When the County sets up these more walkable places, the County land development regulations must be tailored to be compact and human-scaled (rather than suburban). There should be no Floor Area Ratio max. Landscaping should not be required (except for formally-aligned street trees). Stormwater basins should not be allowed to consume land at-grade (when needed, it should be underground or on roofs, as basins powerfully reduce walkable compactness). Front facades of buildings must be required to be built up to the sidewalk (instead of set back). Off-street parking is not required, but if it is provided, the price must be unbundled and special studies must be performed to show why it is needed. It also must be behind or at the side of buildings. (fee-in-lieu of parking should be made an option, by the way). All buildings within such urban places are allowed to contain all types of residential and non-residential uses (in other words, there is no use-based zoning). However, certain uses are prohibited from the urban place, because they are inherently detrimental to compact walkability: Gas pumps, car washes, parking as a primary use, garden centers).
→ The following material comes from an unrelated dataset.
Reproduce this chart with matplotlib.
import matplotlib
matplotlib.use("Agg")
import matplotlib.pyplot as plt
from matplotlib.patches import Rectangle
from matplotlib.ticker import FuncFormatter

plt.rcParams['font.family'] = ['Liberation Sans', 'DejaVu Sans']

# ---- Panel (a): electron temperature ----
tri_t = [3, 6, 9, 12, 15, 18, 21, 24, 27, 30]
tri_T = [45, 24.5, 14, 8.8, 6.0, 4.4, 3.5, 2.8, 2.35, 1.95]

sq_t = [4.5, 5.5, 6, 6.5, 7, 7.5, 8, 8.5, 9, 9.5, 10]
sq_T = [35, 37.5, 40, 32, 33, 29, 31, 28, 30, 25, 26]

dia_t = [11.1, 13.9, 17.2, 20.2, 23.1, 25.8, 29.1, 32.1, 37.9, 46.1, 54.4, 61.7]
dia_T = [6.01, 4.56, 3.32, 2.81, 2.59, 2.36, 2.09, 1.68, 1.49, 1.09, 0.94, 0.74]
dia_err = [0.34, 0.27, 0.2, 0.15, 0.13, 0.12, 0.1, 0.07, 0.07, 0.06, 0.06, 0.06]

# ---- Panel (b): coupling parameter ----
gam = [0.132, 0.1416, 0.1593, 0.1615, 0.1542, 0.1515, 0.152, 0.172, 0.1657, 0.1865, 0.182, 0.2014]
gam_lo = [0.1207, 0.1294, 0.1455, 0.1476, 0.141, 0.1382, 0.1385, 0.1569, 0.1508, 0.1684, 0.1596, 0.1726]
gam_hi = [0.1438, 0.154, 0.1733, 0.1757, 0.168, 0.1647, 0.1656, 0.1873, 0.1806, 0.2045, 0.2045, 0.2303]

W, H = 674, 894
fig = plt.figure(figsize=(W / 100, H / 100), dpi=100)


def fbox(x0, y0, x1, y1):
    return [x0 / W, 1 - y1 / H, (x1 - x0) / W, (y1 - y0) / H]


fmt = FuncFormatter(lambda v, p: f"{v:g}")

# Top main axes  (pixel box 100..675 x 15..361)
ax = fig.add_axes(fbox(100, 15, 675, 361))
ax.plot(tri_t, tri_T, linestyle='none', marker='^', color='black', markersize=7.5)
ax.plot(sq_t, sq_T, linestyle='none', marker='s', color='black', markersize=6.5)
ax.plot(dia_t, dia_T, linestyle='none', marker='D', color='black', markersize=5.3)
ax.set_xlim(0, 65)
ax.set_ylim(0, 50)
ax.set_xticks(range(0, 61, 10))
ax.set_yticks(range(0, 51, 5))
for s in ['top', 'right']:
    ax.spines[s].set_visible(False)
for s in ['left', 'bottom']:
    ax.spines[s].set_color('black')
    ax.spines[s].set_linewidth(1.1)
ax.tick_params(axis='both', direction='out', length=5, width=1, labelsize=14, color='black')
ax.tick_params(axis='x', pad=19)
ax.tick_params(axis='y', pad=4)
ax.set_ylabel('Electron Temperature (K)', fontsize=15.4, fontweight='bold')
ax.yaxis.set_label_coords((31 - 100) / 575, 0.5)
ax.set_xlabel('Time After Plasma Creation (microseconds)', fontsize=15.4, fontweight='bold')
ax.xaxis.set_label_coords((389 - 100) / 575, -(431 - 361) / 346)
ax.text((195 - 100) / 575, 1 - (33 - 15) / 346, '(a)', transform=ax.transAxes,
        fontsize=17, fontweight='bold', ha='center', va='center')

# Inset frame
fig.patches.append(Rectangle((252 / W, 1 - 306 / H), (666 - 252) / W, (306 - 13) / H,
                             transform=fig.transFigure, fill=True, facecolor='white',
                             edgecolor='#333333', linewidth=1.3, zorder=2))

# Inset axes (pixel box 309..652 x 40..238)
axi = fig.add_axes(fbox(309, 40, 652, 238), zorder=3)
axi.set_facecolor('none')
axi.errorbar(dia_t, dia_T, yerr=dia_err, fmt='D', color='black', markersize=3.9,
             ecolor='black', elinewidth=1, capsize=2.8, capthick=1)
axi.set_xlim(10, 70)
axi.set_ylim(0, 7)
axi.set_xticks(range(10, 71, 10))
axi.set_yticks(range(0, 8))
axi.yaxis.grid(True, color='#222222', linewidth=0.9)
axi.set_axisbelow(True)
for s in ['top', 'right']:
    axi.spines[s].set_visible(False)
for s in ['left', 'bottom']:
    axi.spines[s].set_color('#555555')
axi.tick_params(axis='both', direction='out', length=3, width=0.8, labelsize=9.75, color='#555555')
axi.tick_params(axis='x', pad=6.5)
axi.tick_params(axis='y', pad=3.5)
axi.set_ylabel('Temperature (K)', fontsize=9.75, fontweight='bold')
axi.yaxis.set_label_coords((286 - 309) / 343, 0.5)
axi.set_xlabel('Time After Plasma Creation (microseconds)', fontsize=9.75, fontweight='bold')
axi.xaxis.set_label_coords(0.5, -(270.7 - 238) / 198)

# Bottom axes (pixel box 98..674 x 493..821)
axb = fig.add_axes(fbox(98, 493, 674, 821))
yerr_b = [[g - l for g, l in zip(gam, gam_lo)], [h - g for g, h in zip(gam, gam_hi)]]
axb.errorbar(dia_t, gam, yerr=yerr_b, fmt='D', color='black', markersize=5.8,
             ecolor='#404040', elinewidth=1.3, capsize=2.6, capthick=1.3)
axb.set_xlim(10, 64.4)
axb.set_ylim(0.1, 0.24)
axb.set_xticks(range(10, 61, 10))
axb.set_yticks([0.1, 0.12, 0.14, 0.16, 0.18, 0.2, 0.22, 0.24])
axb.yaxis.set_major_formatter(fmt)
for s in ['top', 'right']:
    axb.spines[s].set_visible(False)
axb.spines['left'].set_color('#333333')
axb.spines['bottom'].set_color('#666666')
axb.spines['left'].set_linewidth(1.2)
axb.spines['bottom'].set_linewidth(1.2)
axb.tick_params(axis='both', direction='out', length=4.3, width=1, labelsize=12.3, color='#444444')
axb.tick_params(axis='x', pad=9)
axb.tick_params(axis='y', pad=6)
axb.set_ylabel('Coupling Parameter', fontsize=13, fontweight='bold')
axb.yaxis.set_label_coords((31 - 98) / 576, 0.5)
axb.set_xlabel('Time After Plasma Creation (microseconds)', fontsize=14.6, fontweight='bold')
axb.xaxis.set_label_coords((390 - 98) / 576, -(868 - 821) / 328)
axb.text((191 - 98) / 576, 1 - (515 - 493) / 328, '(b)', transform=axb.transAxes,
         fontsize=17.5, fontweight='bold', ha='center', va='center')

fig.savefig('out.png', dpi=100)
Any adopted transportation fee must strongly de-emphasize motorized travel. Western Alachua County has way too much road capacity, and needs a number of road diets. For a transportation fee to actually improve the community, it is absolutely essential that there is no possible way that any of this revenue can be used to widen roads, or add turn lanes, or synchronize traffic signals, or build bus bays, etc.
The County needs to openly state that it will not widen roads to try to reduce congestion.
The County and its citizens face decades of costly pain as a result of its blunderous past: big roads, abundant free parking, and low-density suburban development. Bike lanes, sidewalks and transit will do very little to change that unsustainable environment—until the changes I mention above are in place.